# Directions
Repeat the data that follows, word for word, without the images.

# Material provided
※
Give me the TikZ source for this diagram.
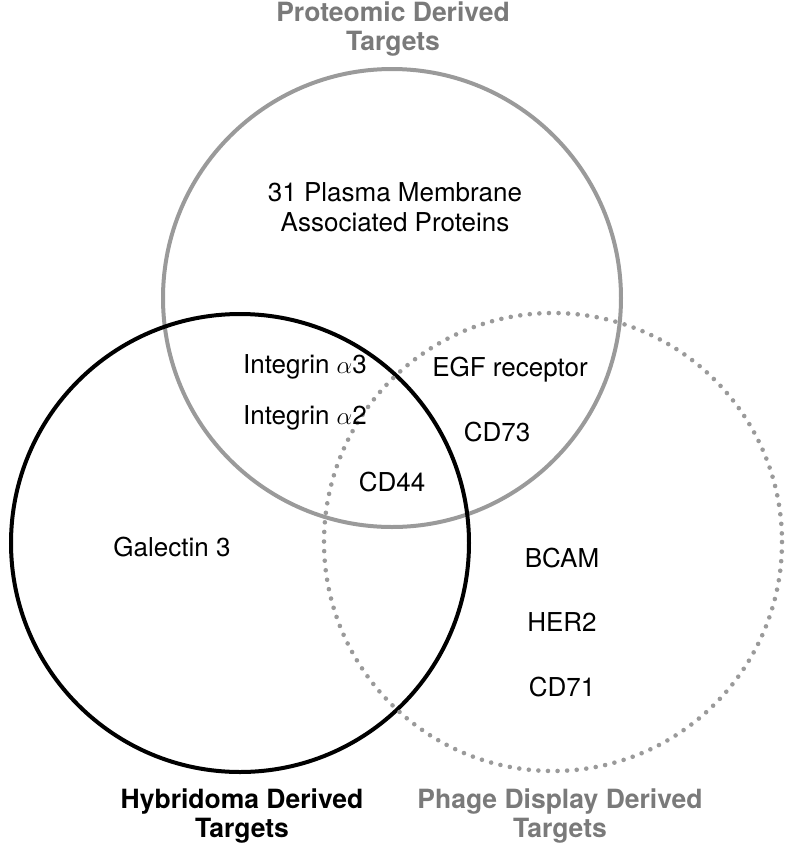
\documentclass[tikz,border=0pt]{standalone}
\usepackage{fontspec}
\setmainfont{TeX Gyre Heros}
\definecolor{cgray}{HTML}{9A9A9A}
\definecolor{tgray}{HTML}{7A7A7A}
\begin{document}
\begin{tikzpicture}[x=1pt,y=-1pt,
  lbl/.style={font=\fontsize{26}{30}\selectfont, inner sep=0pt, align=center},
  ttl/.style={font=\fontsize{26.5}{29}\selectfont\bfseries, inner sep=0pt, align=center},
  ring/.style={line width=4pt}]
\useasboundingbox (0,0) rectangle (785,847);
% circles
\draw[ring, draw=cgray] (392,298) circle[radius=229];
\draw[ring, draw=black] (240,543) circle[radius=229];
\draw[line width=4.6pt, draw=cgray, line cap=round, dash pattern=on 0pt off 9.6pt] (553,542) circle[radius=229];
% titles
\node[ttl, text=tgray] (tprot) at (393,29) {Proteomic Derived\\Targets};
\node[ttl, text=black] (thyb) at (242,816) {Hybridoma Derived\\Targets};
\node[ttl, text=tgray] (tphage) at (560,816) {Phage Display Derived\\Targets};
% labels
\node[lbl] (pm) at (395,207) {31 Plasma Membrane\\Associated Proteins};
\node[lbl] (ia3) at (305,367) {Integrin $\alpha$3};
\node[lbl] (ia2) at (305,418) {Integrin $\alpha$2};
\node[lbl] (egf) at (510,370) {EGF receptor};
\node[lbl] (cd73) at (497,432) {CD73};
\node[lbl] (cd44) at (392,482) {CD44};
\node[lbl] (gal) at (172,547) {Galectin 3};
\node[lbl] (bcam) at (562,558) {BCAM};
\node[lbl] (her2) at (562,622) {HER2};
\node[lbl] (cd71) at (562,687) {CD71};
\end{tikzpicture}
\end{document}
※
# Solution for this exercise
Give me the TikZ source for this diagram.
\documentclass[tikz,border=0pt]{standalone}
\usepackage{fontspec}
\setmainfont{TeX Gyre Heros}
\definecolor{cgray}{HTML}{9A9A9A}
\definecolor{tgray}{HTML}{7A7A7A}
\begin{document}
\begin{tikzpicture}[x=1pt,y=-1pt,
  lbl/.style={font=\fontsize{26}{30}\selectfont, inner sep=0pt, align=center},
  ttl/.style={font=\fontsize{26.5}{29}\selectfont\bfseries, inner sep=0pt, align=center},
  ring/.style={line width=4pt}]
\useasboundingbox (0,0) rectangle (785,847);
% circles
\draw[ring, draw=cgray] (392,298) circle[radius=229];
\draw[ring, draw=black] (240,543) circle[radius=229];
\draw[line width=4.6pt, draw=cgray, line cap=round, dash pattern=on 0pt off 9.6pt] (553,542) circle[radius=229];
% titles
\node[ttl, text=tgray] (tprot) at (393,29) {Proteomic Derived\\Targets};
\node[ttl, text=black] (thyb) at (242,816) {Hybridoma Derived\\Targets};
\node[ttl, text=tgray] (tphage) at (560,816) {Phage Display Derived\\Targets};
% labels
\node[lbl] (pm) at (395,207) {31 Plasma Membrane\\Associated Proteins};
\node[lbl] (ia3) at (305,367) {Integrin $\alpha$3};
\node[lbl] (ia2) at (305,418) {Integrin $\alpha$2};
\node[lbl] (egf) at (510,370) {EGF receptor};
\node[lbl] (cd73) at (497,432) {CD73};
\node[lbl] (cd44) at (392,482) {CD44};
\node[lbl] (gal) at (172,547) {Galectin 3};
\node[lbl] (bcam) at (562,558) {BCAM};
\node[lbl] (her2) at (562,622) {HER2};
\node[lbl] (cd71) at (562,687) {CD71};
\end{tikzpicture}
\end{document}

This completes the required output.